O arrebatamento da paixão turva o pensamento, a ponto de levar amantes aos piores enganos ou crimes? Quem os tenha cometido deve ser punido ou tratado psiquiatricamente?
Do ponto de vista filosófico, quem não responde à questão, ainda que lhe lance luzes de forma magistral, é Gérard Lebrun em "O Conceito de Paixão". Haveria basicamente duas vertentes de encarar o elemento passional: uma aristotélica e outra estóica.
Para o célebre filósofo grego, embora a paixão seja constitutiva da natureza humana, cabe ao homem, pela educação, não reprimi-la, mas usá-la de forma sábia e equilibrada. A corrente estóica (linha que prega uma espécie de ideal de realização obtido por meio de rígida disciplina), pelo contrário, prega a completa neutralização da paixão em nome de uma sabedoria de ordem superior.
Historicamente, foi só a partir do século 18 -e inspirados no Romantismo- que hábeis advogados conseguiram impor a tese de que uma pessoa, sob impacto emocional, não seria completamente responsável por seus atos. A paixão arrebata e obnubila. Consolida-se assim a idéia, já prenunciada pelos estóicos, de que o estado passional é como uma doença, cujas consequências seriam objeto de cuidados clínicos antes de assunto do direito penal.

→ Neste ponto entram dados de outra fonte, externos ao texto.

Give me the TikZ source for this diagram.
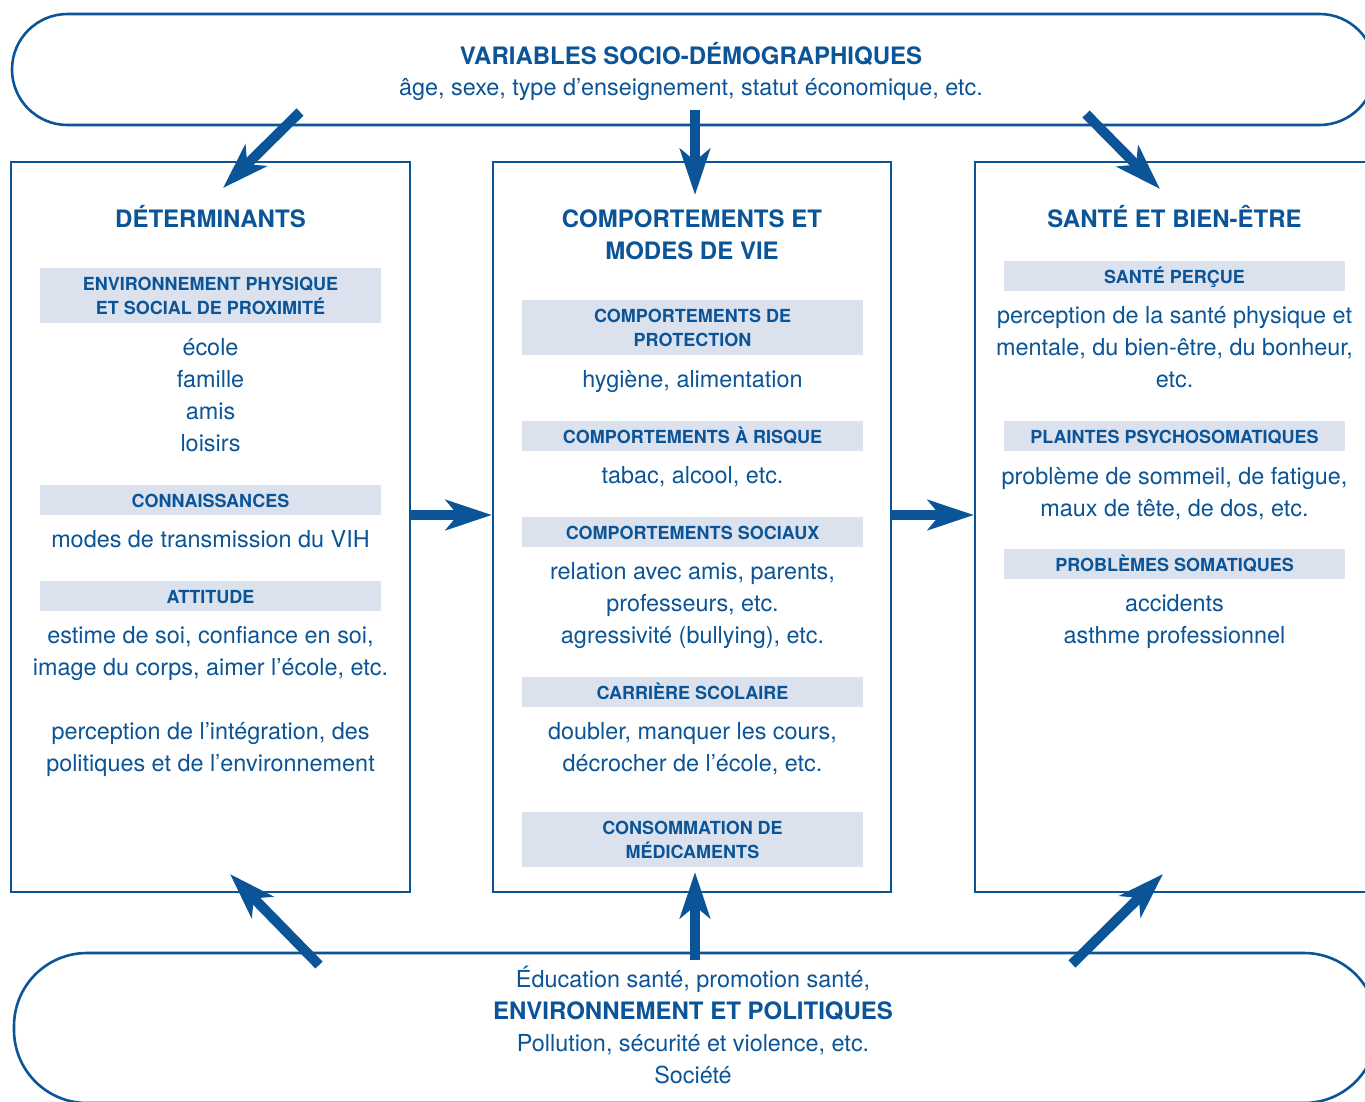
\documentclass[tikz,border=0pt]{standalone}
\usepackage{fontspec}
\setmainfont{TeX Gyre Heros}
\usetikzlibrary{arrows.meta}
\definecolor{ink}{HTML}{0A5497}
\definecolor{bandfill}{HTML}{DCE1EE}
\begin{document}
\begin{tikzpicture}[x=1pt,y=-1pt,
  box/.style={draw=ink, line width=2.2pt, rectangle, inner sep=0pt},
  pill/.style={draw=ink, line width=2.6pt, rectangle, rounded corners=#1, inner sep=0pt},
  band/.style={fill=bandfill, rectangle, inner sep=0pt, minimum width=341pt, minimum height=#1},
  band/.default=30pt,
  body/.style={text=ink, font=\fontsize{23.4}{32}\selectfont, anchor=base, inner sep=0pt},
  ttl/.style={text=ink, font=\bfseries\fontsize{24}{32}\selectfont, anchor=base, inner sep=0pt},
  bt/.style={text=ink, font=\bfseries\fontsize{18}{24}\selectfont, anchor=base, inner sep=0pt},
  arr/.style={draw=ink, line width=10pt, -{Stealth[length=46pt,width=30pt,inset=12pt]}}]
\useasboundingbox (0,0) rectangle (1365,1101);
\fill[white] (0,0) rectangle (1365,1101);
\clip (0,0) rectangle (1365,1101);

% frames
\node[pill=55.5pt, minimum width=1363pt, minimum height=111pt] (top) at (693.5,69.5) {};
\node[pill=73pt, minimum width=1363pt, minimum height=150pt] (bot) at (695.5,1028) {};
\node[box, minimum width=399pt, minimum height=730pt] (det) at (210.5,527) {};
\node[box, minimum width=398pt, minimum height=730pt] (cmp) at (692,527) {};
\node[box, minimum width=425pt, minimum height=730pt] (san) at (1187.5,527) {};

% bands
\node[band=55pt] (b11) at (210.5,295.5) {};
\node[band] (b12) at (210.5,500) {};
\node[band] (b13) at (210.5,596) {};
\node[band=55pt] (b21) at (692.5,327.5) {};
\node[band] (b22) at (692.5,436) {};
\node[band] (b23) at (692.5,532) {};
\node[band] (b24) at (692.5,692) {};
\node[band=55pt] (b25) at (692.5,839.5) {};
\node[band] (b31) at (1174.5,276) {};
\node[band] (b32) at (1174.5,436) {};
\node[band] (b33) at (1174.5,564) {};

% top pill text
\node[ttl] (t1) at (691,64) {VARIABLES SOCIO-DÉMOGRAPHIQUES};
\node[body] (t2) at (691,95) {âge, sexe, type d’enseignement, statut économique, etc.};

% left box
\node[ttl] (l0) at (210.5,227) {DÉTERMINANTS};
\node[bt] (l1a) at (210.5,290.5) {ENVIRONNEMENT PHYSIQUE};
\node[bt] (l1b) at (210.5,314) {ET SOCIAL DE PROXIMITÉ};
\node[body] (l2) at (210.5,355.5) {école};
\node[body] (l3) at (210.5,387.5) {famille};
\node[body] (l4) at (210.5,419.5) {amis};
\node[body] (l5) at (210.5,451.5) {loisirs};
\node[bt] (l6) at (210.5,507) {CONNAISSANCES};
\node[body] (l7) at (210.5,547) {modes de transmission du VIH};
\node[bt] (l8) at (210.5,603) {ATTITUDE};
\node[body] (l9) at (210.5,643) {estime de soi, confiance en soi,};
\node[body] (l10) at (210.5,675) {image du corps, aimer l’école, etc.};
\node[body] (l11) at (210.5,739) {perception de l’intégration, des};
\node[body] (l12) at (210.5,771) {politiques et de l’environnement};

% middle box
\node[ttl] (m0a) at (692,227.5) {COMPORTEMENTS ET};
\node[ttl] (m0b) at (692,259.5) {MODES DE VIE};
\node[bt] (m1a) at (692.5,322.5) {COMPORTEMENTS DE};
\node[bt] (m1b) at (692.5,346.5) {PROTECTION};
\node[body] (m2) at (692.5,387) {hygiène, alimentation};
\node[bt] (m3) at (692.5,443) {COMPORTEMENTS À RISQUE};
\node[body] (m4) at (692.5,483) {tabac, alcool, etc.};
\node[bt] (m5) at (692.5,539) {COMPORTEMENTS SOCIAUX};
\node[body] (m6) at (692.5,579.5) {relation avec amis, parents,};
\node[body] (m7) at (692.5,611.5) {professeurs, etc.};
\node[body] (m8) at (692.5,643.5) {agressivité (bullying), etc.};
\node[bt] (m9) at (692.5,699) {CARRIÈRE SCOLAIRE};
\node[body] (m10) at (692.5,739.5) {doubler, manquer les cours,};
\node[body] (m11) at (692.5,771.5) {décrocher de l’école, etc.};
\node[bt] (m12a) at (692.5,834.5) {CONSOMMATION DE};
\node[bt] (m12b) at (692.5,858.5) {MÉDICAMENTS};

% right box
\node[ttl] (r0) at (1174.5,227) {SANTÉ ET BIEN-ÊTRE};
\node[bt] (r1) at (1174.5,283) {SANTÉ PERÇUE};
\node[body] (r2) at (1174.5,323.5) {perception de la santé physique et};
\node[body] (r3) at (1174.5,355.5) {mentale, du bien-être, du bonheur,};
\node[body] (r4) at (1174.5,387.5) {etc.};
\node[bt] (r5) at (1174.5,443) {PLAINTES PSYCHOSOMATIQUES};
\node[body] (r6) at (1174.5,484) {problème de sommeil, de fatigue,};
\node[body] (r7) at (1174.5,516) {maux de tête, de dos, etc.};
\node[bt] (r8) at (1174.5,571) {PROBLÈMES SOMATIQUES};
\node[body] (r9) at (1174.5,611.5) {accidents};
\node[body] (r10) at (1174.5,643.5) {asthme professionnel};

% bottom pill text
\node[body] (s1) at (693,987) {Éducation santé, promotion santé,};
\node[ttl] (s2) at (693,1019) {ENVIRONNEMENT ET POLITIQUES};
\node[body] (s3) at (693,1051) {Pollution, sécurité et violence, etc.};
\node[body] (s4) at (693,1083) {Société};

% arrow ends
\coordinate (a1s) at (300,112);  \coordinate (a1e) at (223,188);
\coordinate (a2s) at (695,110);  \coordinate (a2e) at (695,195);
\coordinate (a3s) at (1086,114); \coordinate (a3e) at (1160,189);
\coordinate (a4s) at (319,965);  \coordinate (a4e) at (230,874);
\coordinate (a5s) at (695,960);  \coordinate (a5e) at (695,872);
\coordinate (a6s) at (1072,964); \coordinate (a6e) at (1163,874);
\coordinate (h1s) at (det.east |- 0,515); \coordinate (h1e) at (cmp.west |- 0,515);
\coordinate (h2s) at (cmp.east |- 0,515); \coordinate (h2e) at (san.west |- 0,515);

\draw[arr] (a1s) -- (a1e);
\draw[arr] (a2s) -- (a2e);
\draw[arr] (a3s) -- (a3e);
\draw[arr] (a4s) -- (a4e);
\draw[arr] (a5s) -- (a5e);
\draw[arr] (a6s) -- (a6e);
\draw[arr] (h1s) -- (h1e);
\draw[arr] (h2s) -- (h2e);
\end{tikzpicture}
\end{document}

Essa tese firmou-se depois da intervenção do direito positivo e, com mais força, pelo desenvolvimento da psiquiatria contemporânea. Sem pretender opinar sobre casos específicos, a indagação sugerida por Aristóteles ainda faz sentido. Se todos estão sujeitos aos possíveis destemperos impostos pela paixão, e boa parte consegue equacioná-los de forma civilizada, aquele que se deixa arrebatar não tem culpa? Ou, plagiando Lebrun, que cita Jules Romains: "Todo homem com saúde é um doente que se ignora?".